To increase voter participation, many people have suggested making Election Day an official holiday so people would not have to work. The city of Sandusky, Ohio, has just done that in an effort to make it easier for residents to vote — but it has done it an innovative way. Instead of adding another paid holiday to the calendar, Sandusky has traded Columbus Day for Election Day as an official holiday. Columbus Day has drawn criticism in recent years because of the way the explorer Christopher Columbus treated native peoples. Many communities have even changed the name of Columbus Day to Indigenous Peoples Day to shift the emphasis away from European explorers and their quest to claim native lands. The Election Day holiday would take place the first Tuesday in November. The move is one approach designed to increase voter participation in elections. In the newspaper or online, find and closely read stories about other suggestions for getting more people to vote. Use what you read to write a short editorial giving your view on different approaches and which you think would be most effective.

Common Core State Standards: Writing opinion pieces on topics or texts, supporting a point of view with reasons and information; citing specific textual evidence when writing or speaking to support conclusions.

5.No More Driving

One of the hardest things for older adults to do is to give up their driver’s license. But often that is the safest decision to make. In the European nation of England, one of the most famous older adults publicly announced this month that the time had come for him to stop driving. Prince Philip, who is the husband of Britain’s Queen Elizabeth, said he had made the decision to “voluntarily surrender his driving license” after being involved in car crash last month at age 97. Prince Philip was driving a Land Rover on a public road when he collided with another car and flipped over his vehicle. The prince had only minor injuries, but the female driver of the other car sustained a broken arm. Driver safety is an issue important to all communities.
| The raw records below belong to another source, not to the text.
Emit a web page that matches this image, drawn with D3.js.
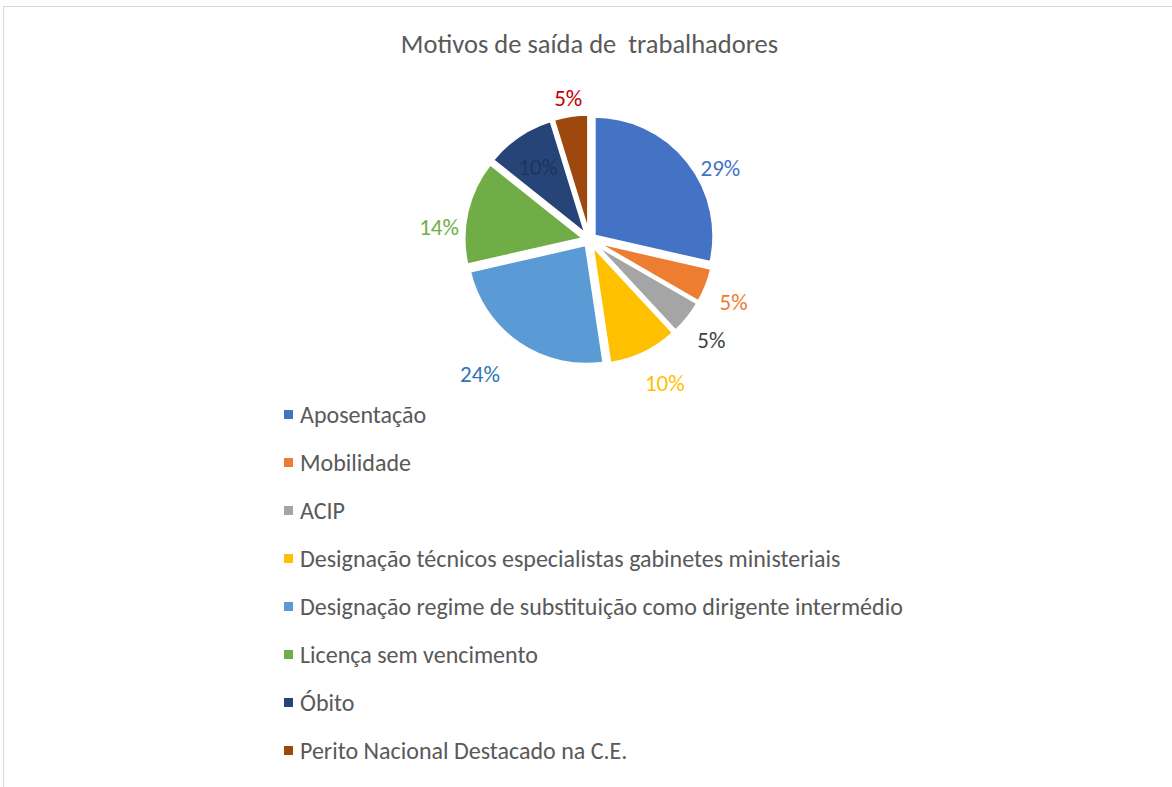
<!DOCTYPE html>
<html>
<head>
<meta charset="utf-8">
<script src="https://cdn.jsdelivr.net/npm/d3@7"></script>
<style>
  body { margin: 0; background: #fff; }
  svg text { font-family: Calibri, Carlito, Lato, sans-serif; }
</style>
</head>
<body>
<svg id="chart" width="1172" height="787"></svg>
<script>
// chart data
var categories = [
  "Aposentação",
  "Mobilidade",
  "ACIP",
  "Designação técnicos especialistas gabinetes ministeriais",
  "Designação regime de substituição como dirigente intermédio",
  "Licença sem vencimento",
  "Óbito",
  "Perito Nacional Destacado na C.E."
];
var counts = [6, 1, 1, 2, 5, 3, 2, 1];
var title = "Motivos de saída de  trabalhadores";

var colors = ["#4472C4", "#ED7D31", "#A5A5A5", "#FFC000", "#5B9BD5", "#70AD47", "#264478", "#9E480E"];
var labelColors = ["#4472C4", "#ED7D31", "#404040", "#FFC000", "#2E75B6", "#70AD47", "#1C3462", "#C00000"];
// best-fit label placement (distance from centre, angle nudge in degrees)
var labelDist = [149, 157, 158, 162, 173, 151, 89, 143];
var labelNudge = [10, 2, 1, -2, 5, -8, -1, 0];

var svg = d3.select("#chart"),
    cx = 589.5, cy = 239.7,
    radius = 119.6,
    explode = 6;

// chart area border
svg.append("rect")
  .attr("x", 3.5).attr("y", 6.5)
  .attr("width", 1300).attr("height", 900)
  .attr("fill", "none")
  .attr("stroke", "#D9D9D9");

svg.append("text")
  .attr("x", cx).attr("y", 44)
  .attr("text-anchor", "middle")
  .attr("dy", "0.35em")
  .attr("fill", "#595959")
  .style("font-size", "26.5px")
  .style("white-space", "pre")
  .text(title);

var total = d3.sum(counts);
var pie = d3.pie().sort(null).value(function(d){ return d; });
var arcs = pie(counts);
var arc = d3.arc().innerRadius(0).outerRadius(radius);

var g = svg.append("g").attr("transform", "translate(" + cx + "," + cy + ")");

g.selectAll("path.slice")
  .data(arcs)
  .enter()
  .append("path")
  .attr("class", "slice")
  .attr("d", arc)
  .attr("fill", function(d, i){ return colors[i]; })
  .attr("stroke", "#fff")
  .attr("stroke-width", 3)
  .attr("stroke-linejoin", "miter")
  .attr("transform", function(d){
    var a = (d.startAngle + d.endAngle) / 2;
    return "translate(" + (explode * Math.sin(a)) + "," + (-explode * Math.cos(a)) + ")";
  });

g.selectAll("text.pct")
  .data(arcs)
  .enter()
  .append("text")
  .attr("class", "pct")
  .attr("text-anchor", "middle")
  .attr("dy", "0.35em")
  .attr("fill", function(d, i){ return labelColors[i]; })
  .style("font-size", "23px")
  .attr("x", function(d, i){
    var a = (d.startAngle + d.endAngle) / 2 + labelNudge[i] * Math.PI / 180;
    return labelDist[i] * Math.sin(a);
  })
  .attr("y", function(d, i){
    var a = (d.startAngle + d.endAngle) / 2 + labelNudge[i] * Math.PI / 180;
    return -labelDist[i] * Math.cos(a);
  })
  .text(function(d){ return d3.format(".0%")(d.value / total); });

// legend
var legendY = d3.scalePoint()
  .domain(categories)
  .range([414.5, 750.5]);

var legend = svg.append("g").attr("class", "legend");
var item = legend.selectAll("g.item")
  .data(categories)
  .enter()
  .append("g")
  .attr("class", "item")
  .attr("transform", function(d){ return "translate(284," + legendY(d) + ")"; });

item.append("rect")
  .attr("x", 0).attr("y", -4.5)
  .attr("width", 9).attr("height", 9)
  .attr("fill", function(d, i){ return colors[i]; });

item.append("text")
  .attr("x", 16)
  .attr("dy", "0.35em")
  .attr("fill", "#595959")
  .style("font-size", "24px")
  .text(function(d){ return d; });
</script>
</body>
</html>
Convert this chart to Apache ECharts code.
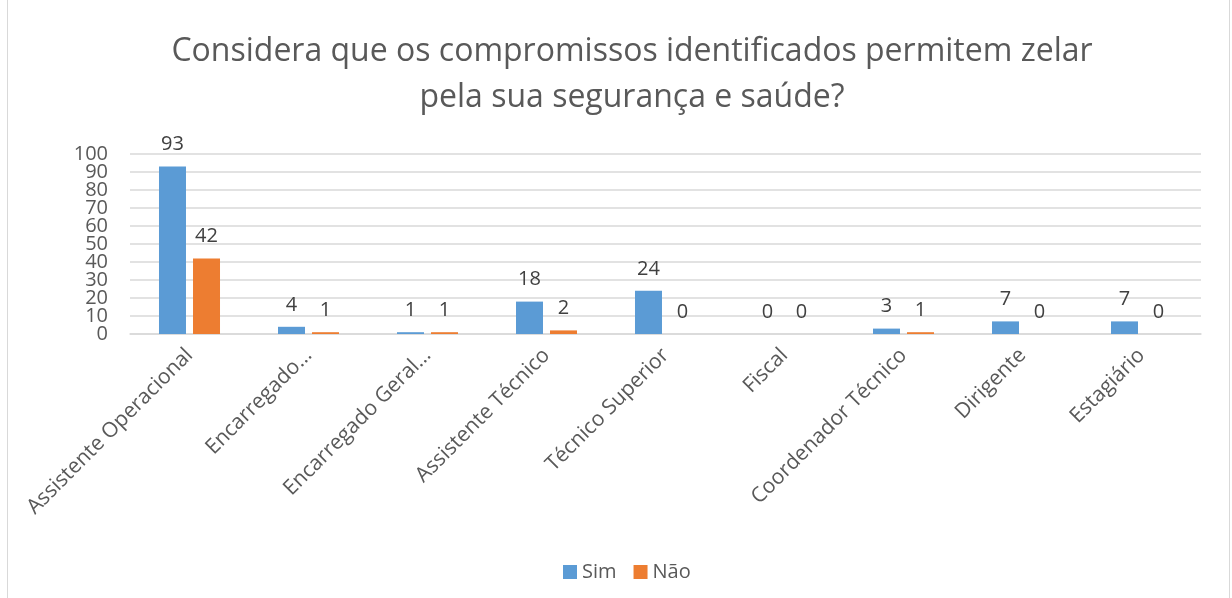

In the newspaper or online, find and closely read a story about top driver safety issues that communities face. Use what you read to brainstorm a one-minute TV ad to inform people about key safety issues. Write text for your ad and choose images to illustrate it. Read your ad aloud and time it to make sure it does not run longer than one minute. Present it to the class.

Common Core State Standards: Writing narratives to develop real or imagined experiences or events; conducting short research projects that build knowledge about a topic.